Did you try pressing the yellow Stop button? Did you force quit Audacity? If you force quit then if you simply restart Audacity, it should offer to automatically recover the project .
Force quit is the safest choice if a recording has frozen. Even if you choose Audacity > Quit Audacity, then Audacity offers to save changes and you say “Yes”, occasionally the AUP file or even the data may not be saved
You can try time-sorting then renaming the AU files then using the Audacity 1.2 Recovery Utility as described here http://wiki.audacityteam.org/index.php?title=Crash_Recovery#Automatic_recovery_tools . But you will want to group the AU files into at least four folders with no more than about 800 AU files per folder, otherwise the Recovery Utility may give errors.
Or if you are comfortable installing Python, try this script which tries to recreate the lost AUP file: https://forum.audacityteam.org/t/alternative-recovery-tool/30964/1 . The script forces the project rate, selection position, zoom level and so on but you can edit the script if you want to or resample to the correct project rate if needed when you open the AUP file.
Both solutions suffer from the same issues.
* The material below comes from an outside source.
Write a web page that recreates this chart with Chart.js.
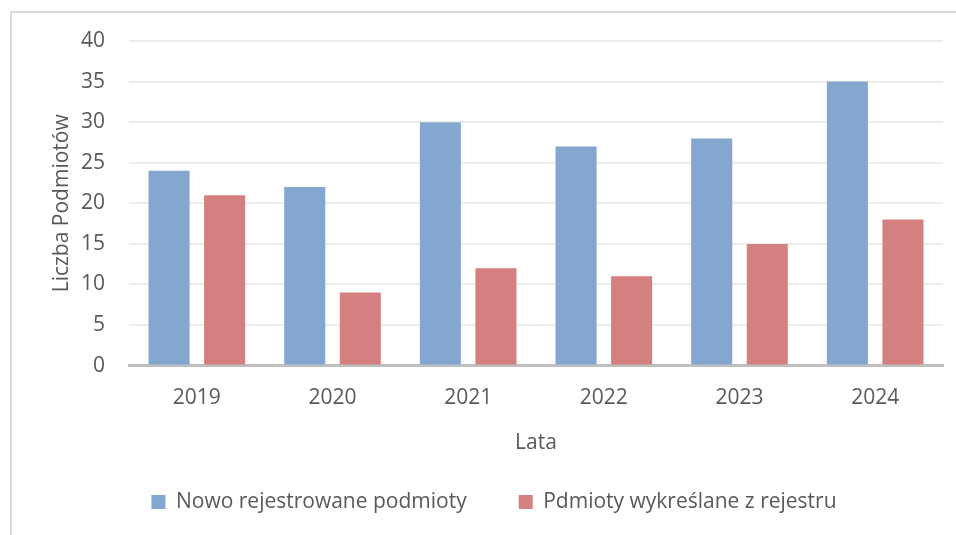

Only unedited recordings will recover with the block files in the correct Timeline position.
You cannot recover stereo recordings in completely correct channel allocation (left channel in the upper track and right channel in the lower track) unless your sort tool and the operating system’s file system have sufficient timestamp granularity to distinguish when the left- and right-channel AU files were written. As far as I know Mac OS X doesn’t have sufficient granularity.